### Collected material
__________________________________________________
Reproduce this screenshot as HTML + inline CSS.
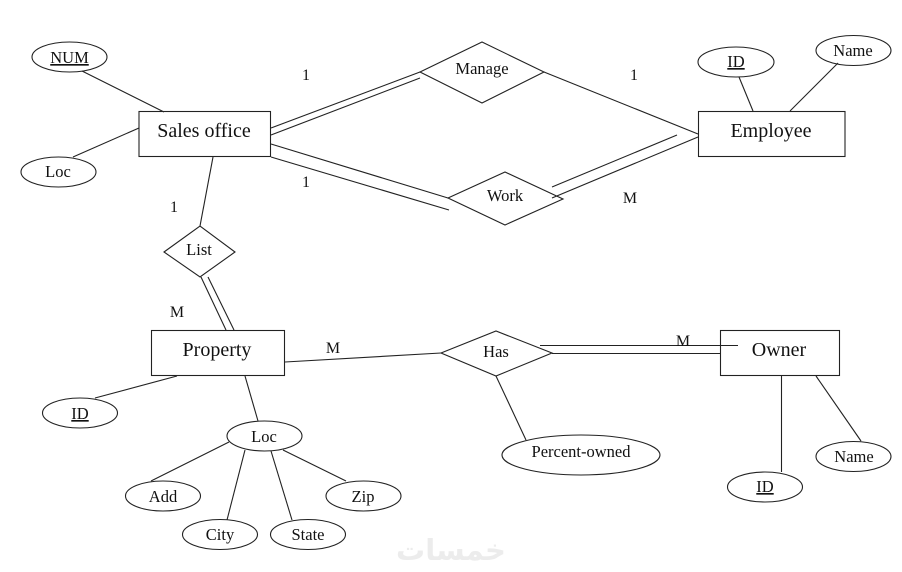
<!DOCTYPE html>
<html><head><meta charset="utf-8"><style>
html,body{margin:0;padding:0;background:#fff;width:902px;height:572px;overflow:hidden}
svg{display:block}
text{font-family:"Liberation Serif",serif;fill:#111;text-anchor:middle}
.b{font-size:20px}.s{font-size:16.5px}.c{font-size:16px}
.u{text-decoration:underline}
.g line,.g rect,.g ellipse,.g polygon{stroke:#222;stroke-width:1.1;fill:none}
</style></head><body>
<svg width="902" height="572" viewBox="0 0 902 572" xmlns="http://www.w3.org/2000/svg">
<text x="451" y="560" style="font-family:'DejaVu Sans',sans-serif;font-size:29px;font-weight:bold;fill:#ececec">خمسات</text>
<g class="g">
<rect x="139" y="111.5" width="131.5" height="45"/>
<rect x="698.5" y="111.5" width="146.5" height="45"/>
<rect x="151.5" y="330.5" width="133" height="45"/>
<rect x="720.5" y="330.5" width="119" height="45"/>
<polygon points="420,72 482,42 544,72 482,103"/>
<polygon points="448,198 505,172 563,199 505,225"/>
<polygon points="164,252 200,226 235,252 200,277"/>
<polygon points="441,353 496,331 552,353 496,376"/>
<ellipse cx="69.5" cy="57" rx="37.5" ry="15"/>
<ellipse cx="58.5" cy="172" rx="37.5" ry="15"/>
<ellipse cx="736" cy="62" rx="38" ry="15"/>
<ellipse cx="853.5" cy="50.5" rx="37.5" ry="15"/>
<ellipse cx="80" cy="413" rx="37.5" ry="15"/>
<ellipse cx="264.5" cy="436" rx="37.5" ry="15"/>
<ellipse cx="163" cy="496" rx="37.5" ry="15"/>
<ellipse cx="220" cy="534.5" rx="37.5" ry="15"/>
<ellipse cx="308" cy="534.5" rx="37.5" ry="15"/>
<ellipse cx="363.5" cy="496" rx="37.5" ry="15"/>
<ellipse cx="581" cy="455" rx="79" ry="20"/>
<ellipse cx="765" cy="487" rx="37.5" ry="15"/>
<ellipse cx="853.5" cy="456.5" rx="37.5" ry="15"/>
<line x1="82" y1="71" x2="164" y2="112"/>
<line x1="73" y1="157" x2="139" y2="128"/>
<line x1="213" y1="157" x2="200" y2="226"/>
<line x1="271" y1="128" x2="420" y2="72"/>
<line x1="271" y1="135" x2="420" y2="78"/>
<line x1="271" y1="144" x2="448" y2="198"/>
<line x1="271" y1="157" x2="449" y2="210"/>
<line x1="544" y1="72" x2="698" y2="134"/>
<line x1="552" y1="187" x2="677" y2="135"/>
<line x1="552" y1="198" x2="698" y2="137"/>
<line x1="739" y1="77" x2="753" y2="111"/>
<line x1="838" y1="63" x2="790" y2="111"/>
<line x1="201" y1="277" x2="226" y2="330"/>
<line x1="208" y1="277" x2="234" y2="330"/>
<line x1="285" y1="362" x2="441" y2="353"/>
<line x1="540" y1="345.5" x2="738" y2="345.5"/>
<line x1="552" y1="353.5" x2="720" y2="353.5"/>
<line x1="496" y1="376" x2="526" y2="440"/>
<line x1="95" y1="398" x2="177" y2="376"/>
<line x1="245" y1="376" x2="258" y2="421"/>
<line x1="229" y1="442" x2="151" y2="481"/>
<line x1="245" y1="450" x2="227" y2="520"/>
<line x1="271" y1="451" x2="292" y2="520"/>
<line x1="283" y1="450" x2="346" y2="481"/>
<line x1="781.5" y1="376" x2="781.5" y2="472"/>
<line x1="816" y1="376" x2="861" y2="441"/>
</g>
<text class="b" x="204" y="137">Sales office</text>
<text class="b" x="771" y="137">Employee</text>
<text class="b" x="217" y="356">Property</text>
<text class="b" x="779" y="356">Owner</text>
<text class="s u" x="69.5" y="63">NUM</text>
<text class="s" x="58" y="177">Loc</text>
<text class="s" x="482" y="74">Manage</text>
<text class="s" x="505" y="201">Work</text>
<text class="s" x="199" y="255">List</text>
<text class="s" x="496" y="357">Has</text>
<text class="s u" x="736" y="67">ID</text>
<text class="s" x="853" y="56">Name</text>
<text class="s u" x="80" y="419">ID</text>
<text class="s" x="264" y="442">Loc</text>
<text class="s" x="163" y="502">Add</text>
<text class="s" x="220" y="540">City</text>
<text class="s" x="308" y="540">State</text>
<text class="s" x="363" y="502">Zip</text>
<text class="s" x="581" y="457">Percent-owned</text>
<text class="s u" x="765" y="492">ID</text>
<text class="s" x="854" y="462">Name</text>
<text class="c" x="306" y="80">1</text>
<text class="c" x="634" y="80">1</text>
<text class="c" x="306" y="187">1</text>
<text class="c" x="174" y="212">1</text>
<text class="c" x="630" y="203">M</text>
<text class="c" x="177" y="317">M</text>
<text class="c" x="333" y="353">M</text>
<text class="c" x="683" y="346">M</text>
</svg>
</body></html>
__________________________________________________
### Stated problem
Output the material word for word, omitting its pictures.

### Finished task
Reproduce this screenshot as HTML + inline CSS.
<!DOCTYPE html>
<html><head><meta charset="utf-8"><style>
html,body{margin:0;padding:0;background:#fff;width:902px;height:572px;overflow:hidden}
svg{display:block}
text{font-family:"Liberation Serif",serif;fill:#111;text-anchor:middle}
.b{font-size:20px}.s{font-size:16.5px}.c{font-size:16px}
.u{text-decoration:underline}
.g line,.g rect,.g ellipse,.g polygon{stroke:#222;stroke-width:1.1;fill:none}
</style></head><body>
<svg width="902" height="572" viewBox="0 0 902 572" xmlns="http://www.w3.org/2000/svg">
<text x="451" y="560" style="font-family:'DejaVu Sans',sans-serif;font-size:29px;font-weight:bold;fill:#ececec">خمسات</text>
<g class="g">
<rect x="139" y="111.5" width="131.5" height="45"/>
<rect x="698.5" y="111.5" width="146.5" height="45"/>
<rect x="151.5" y="330.5" width="133" height="45"/>
<rect x="720.5" y="330.5" width="119" height="45"/>
<polygon points="420,72 482,42 544,72 482,103"/>
<polygon points="448,198 505,172 563,199 505,225"/>
<polygon points="164,252 200,226 235,252 200,277"/>
<polygon points="441,353 496,331 552,353 496,376"/>
<ellipse cx="69.5" cy="57" rx="37.5" ry="15"/>
<ellipse cx="58.5" cy="172" rx="37.5" ry="15"/>
<ellipse cx="736" cy="62" rx="38" ry="15"/>
<ellipse cx="853.5" cy="50.5" rx="37.5" ry="15"/>
<ellipse cx="80" cy="413" rx="37.5" ry="15"/>
<ellipse cx="264.5" cy="436" rx="37.5" ry="15"/>
<ellipse cx="163" cy="496" rx="37.5" ry="15"/>
<ellipse cx="220" cy="534.5" rx="37.5" ry="15"/>
<ellipse cx="308" cy="534.5" rx="37.5" ry="15"/>
<ellipse cx="363.5" cy="496" rx="37.5" ry="15"/>
<ellipse cx="581" cy="455" rx="79" ry="20"/>
<ellipse cx="765" cy="487" rx="37.5" ry="15"/>
<ellipse cx="853.5" cy="456.5" rx="37.5" ry="15"/>
<line x1="82" y1="71" x2="164" y2="112"/>
<line x1="73" y1="157" x2="139" y2="128"/>
<line x1="213" y1="157" x2="200" y2="226"/>
<line x1="271" y1="128" x2="420" y2="72"/>
<line x1="271" y1="135" x2="420" y2="78"/>
<line x1="271" y1="144" x2="448" y2="198"/>
<line x1="271" y1="157" x2="449" y2="210"/>
<line x1="544" y1="72" x2="698" y2="134"/>
<line x1="552" y1="187" x2="677" y2="135"/>
<line x1="552" y1="198" x2="698" y2="137"/>
<line x1="739" y1="77" x2="753" y2="111"/>
<line x1="838" y1="63" x2="790" y2="111"/>
<line x1="201" y1="277" x2="226" y2="330"/>
<line x1="208" y1="277" x2="234" y2="330"/>
<line x1="285" y1="362" x2="441" y2="353"/>
<line x1="540" y1="345.5" x2="738" y2="345.5"/>
<line x1="552" y1="353.5" x2="720" y2="353.5"/>
<line x1="496" y1="376" x2="526" y2="440"/>
<line x1="95" y1="398" x2="177" y2="376"/>
<line x1="245" y1="376" x2="258" y2="421"/>
<line x1="229" y1="442" x2="151" y2="481"/>
<line x1="245" y1="450" x2="227" y2="520"/>
<line x1="271" y1="451" x2="292" y2="520"/>
<line x1="283" y1="450" x2="346" y2="481"/>
<line x1="781.5" y1="376" x2="781.5" y2="472"/>
<line x1="816" y1="376" x2="861" y2="441"/>
</g>
<text class="b" x="204" y="137">Sales office</text>
<text class="b" x="771" y="137">Employee</text>
<text class="b" x="217" y="356">Property</text>
<text class="b" x="779" y="356">Owner</text>
<text class="s u" x="69.5" y="63">NUM</text>
<text class="s" x="58" y="177">Loc</text>
<text class="s" x="482" y="74">Manage</text>
<text class="s" x="505" y="201">Work</text>
<text class="s" x="199" y="255">List</text>
<text class="s" x="496" y="357">Has</text>
<text class="s u" x="736" y="67">ID</text>
<text class="s" x="853" y="56">Name</text>
<text class="s u" x="80" y="419">ID</text>
<text class="s" x="264" y="442">Loc</text>
<text class="s" x="163" y="502">Add</text>
<text class="s" x="220" y="540">City</text>
<text class="s" x="308" y="540">State</text>
<text class="s" x="363" y="502">Zip</text>
<text class="s" x="581" y="457">Percent-owned</text>
<text class="s u" x="765" y="492">ID</text>
<text class="s" x="854" y="462">Name</text>
<text class="c" x="306" y="80">1</text>
<text class="c" x="634" y="80">1</text>
<text class="c" x="306" y="187">1</text>
<text class="c" x="174" y="212">1</text>
<text class="c" x="630" y="203">M</text>
<text class="c" x="177" y="317">M</text>
<text class="c" x="333" y="353">M</text>
<text class="c" x="683" y="346">M</text>
</svg>
</body></html>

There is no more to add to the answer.